On Monday, he shut down speculation that Republicans would push a law restricting abortion nationwide if they win control of Congress. Instead, he said state governments would decide future limits on abortion.

“Neither side of this issue has come anywhere close to having 60 votes, so I think this is likely to all be litigated out, dealt with by the various states around the country,” he said.

The GOP leader has pointed out several times in recent weeks that he has worked with Democrats to pass a $1 trillion infrastructure bill, postal reform and legislation to help the United States compete with China, in addition to a $40 billion Ukraine aid bill and the gun safety measure signed into law this weekend.

“I’ve already indicated to you I’m not always opposed to doing bipartisan deals. I’ve done infrastructure, I voted for postal reform and I was one of a minority of my party who voted for this school safety, mental health bill, just last week,” he said Monday.

In backing the gun safety bill, McConnell underscored the need for the GOP to win back suburban voters who left the party under Trump.

“It’s no secret that we lost ground in suburban areas. We pretty much own rural and small-town America, and I think this is a sensible solution to the problem before us, which is school safety and mental health,” he told reporters before voting with 14 other Senate Republicans on Thursday for the gun safety bill.

“I hope it will be viewed favorably by voters in the suburbs we need to regain in order to hopefully be in the majority next year,” he said.

McConnell isn’t going too far in saying he’ll work with Biden, warning the GOP will block more Biden nominees if they take back the Senate.

“If I’m the majority leader, we’ll be really picky on appointees,” he said. “There are 1,200 executive branch appointments that come to us. They’re not all as important as the Supreme Court, but many of them are quite important and [need] to be confirmed by the Senate.”

McConnell also warned Monday that large spending packages will be dead on arrival in a GOP-controlled Senate. Biden spearheaded a $1.9 trillion relief measure in early 2021, and the GOP Senate also backed large spending measures in response to the COVID-19 pandemic under Trump in 2020.

And he questioned the conventional wisdom that the president is a moderate politician.

“I know Joe Biden really well. We served together for years. He was never a moderate. He called himself a moderate while he ran for president because he was running against [Sens.] Bernie Sanders [I-Vt.] and Elizabeth Warren [D-Mass.]. Almost everybody is moderate compared to them,” he said.

Scott Jennings, a Kentucky-based GOP strategist who has advised McConnell’s past campaigns, said McConnell has “been pretty clear since the beginning he viewed the 2020 election verdict … as a message to the people to operate between the 40-yard lines.”

“Biden somehow read 2020 as a mandate for a sweeping liberal lurch and look at him now. I think McConnell read it right and Biden wrong,” he said.

The gun safety law McConnell highlighted will enhance background checks for gun buyers younger than 21, give money to states to administer red flag laws and provide billions of dollars for mental health treatment.
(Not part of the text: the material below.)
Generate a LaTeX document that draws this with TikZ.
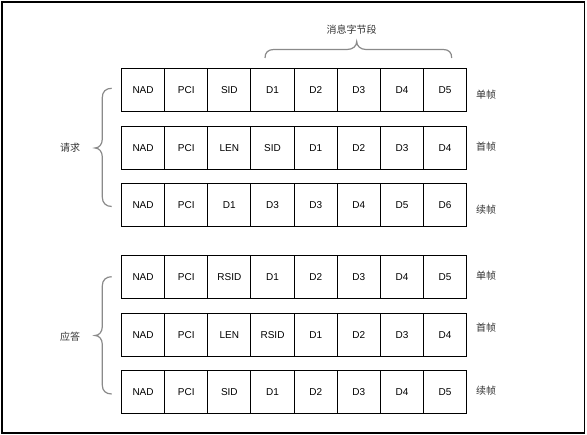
\documentclass[tikz,border=0pt]{standalone}
\usepackage{fontspec}
\setmainfont{Liberation Sans}
\newfontfamily\cjk{Noto Sans CJK SC}
\definecolor{bracegray}{HTML}{8A8A8A}
\definecolor{labgray}{HTML}{333333}
\begin{document}
\begin{tikzpicture}[x=1pt,y=-1pt,
  cell/.style={draw=black, line width=1pt, minimum width=43.15pt, minimum height=43pt,
    inner sep=0pt, anchor=north west, font=\fontsize{10}{12}\selectfont},
  lab/.style={font=\cjk\fontsize{10}{12}\selectfont, text=labgray, inner sep=0pt},
  brace/.style={draw=bracegray, line width=1.2pt}]
\useasboundingbox (0,0) rectangle (587,435);
\draw[line width=1.2pt] (2,2) rectangle (584.5,433);
% rows of cells
\foreach \r/\t/\L in {
  1/68.3/{NAD,PCI,SID,D1,D2,D3,D4,D5},
  2/126.3/{NAD,PCI,LEN,SID,D1,D2,D3,D4},
  3/183.3/{NAD,PCI,D1,D3,D3,D4,D5,D6},
  4/255.3/{NAD,PCI,RSID,D1,D2,D3,D4,D5},
  5/312.7/{NAD,PCI,LEN,RSID,D1,D2,D3,D4},
  6/370/{NAD,PCI,SID,D1,D2,D3,D4,D5}}{
  \foreach \s [count=\c from 0] in \L {
    \node[cell] (r\r c\c) at ({121+43.15*\c},\t) {\s};
  }
}
% frame labels
\node[lab] (f1) at (486,95) {单帧};
\node[lab] (f2) at (486,146.7) {首帧};
\node[lab] (f3) at (486,209.3) {续帧};
\node[lab] (f4) at (486,275.7) {单帧};
\node[lab] (f5) at (486,327.7) {首帧};
\node[lab] (f6) at (486,390.7) {续帧};
% group labels
\node[lab] (req) at (70,148) {请求};
\node[lab] (resp) at (70,337) {应答};
\node[lab] (msg) at (351.7,29.3) {消息字节段};
% top brace
\draw[brace] (265,58) .. controls (265,52.5) and (268,49.5) .. (274,49.5) -- (347,49.5)
  .. controls (353,49.5) and (356.7,46) .. (356.7,41.5)
  .. controls (356.7,46) and (360.5,49.5) .. (366,49.5) -- (443,49.5)
  .. controls (449,49.5) and (451.7,52.5) .. (451.7,58);
% left brace (request)
\draw[brace] (111.7,88.3) .. controls (106,88.3) and (102.3,91.5) .. (102.3,97.5) -- (102.3,139)
  .. controls (102.3,144.5) and (99,148) .. (95,148)
  .. controls (99,148) and (102.3,151.5) .. (102.3,157) -- (102.3,197)
  .. controls (102.3,203) and (106,206.5) .. (111.7,206.5);
% left brace (response)
\draw[brace] (111.7,276.7) .. controls (106,276.7) and (102.3,280) .. (102.3,286) -- (102.3,326.5)
  .. controls (102.3,332) and (99,335.5) .. (95,335.5)
  .. controls (99,335.5) and (102.3,339) .. (102.3,344.5) -- (102.3,385)
  .. controls (102.3,391) and (106,394) .. (111.7,394);
\end{tikzpicture}
\end{document}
It was a remarkable vote, considering the NRA’s opposition. McConnell told reporters last week that he was more concerned about making progress for the country than losing his A-plus rating from the NRA, a somewhat surprising remark from a senator whom Democrats have painted over the past decade as the biggest obstructionist in Washington.

The GOP leader gave the bipartisan negotiations over the bill a boost when he tapped Sen. John Cornyn (Texas), a member of his leadership team, to lead the talks for Republicans.

Senate colleagues viewed that move as a clear sign that McConnell wanted to pass a bill to respond to the mass shooting at an elementary school in Uvalde, Texas.

Shortly before the bill passed the Senate, McConnell revealed that he played a bigger behind-the-scenes role than many people realized. He spoke several times to Sen. Kyrsten Sinema (Ariz.), one of the lead Democratic negotiators, and also worked with Cornyn to get the NRA’s input.

While the NRA ultimately released a statement opposing the bill, it did not go on a lobbying blitz to kill the legislation.